Analysis of the strength and velocity measurements made by CANMET on core samples of Lac du Bonnet granite indicates a correlation between decreasing unconfined compressive strength (UCS) and ultrasonic velocity, both of which are related to the microcrack damage in the samples. Extrapolating this correlation to the measurements in situ suggests that the strength of much of the material surrounding the tunnel has been reduced by the excavation-induced microcrack damage. The current stress acting on the material in the sidewall is still well below the in situ strength inferred from the velocity measurements. However, the magnitude of induced thermal stresses, stress changes resulting from continued excavation, and stress waves generated by blasting and induced seismicity must be considered.
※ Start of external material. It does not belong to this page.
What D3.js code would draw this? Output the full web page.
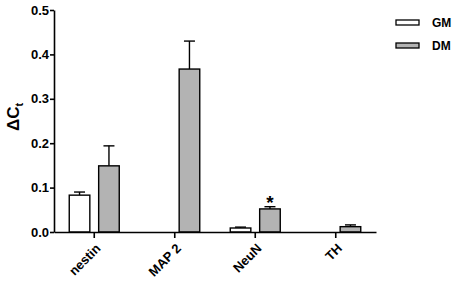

The material in the notch region shows little existing crack damage, implying little reduction in short-term strength. However, the effects of continued strength degradation from stress corrosion, crack propagation or thermal fracturing are also unknown. Any cracks which form by such processes in the highly stressed notch region are likely to be strongly aligned parallel to the tunnel wall and could contribute to further spalling. This spalling would then induce further stress changes in the region. Therefore the absence of extensive microcracking, as is detected in the sidewall, does not necessarily imply long-term stability for the notch region. 

Future work is suggested on calibrating the correlation between strength, velocity, and crack density in damaged rocks in order to provide a more useful tool for assessing in situ strength properties.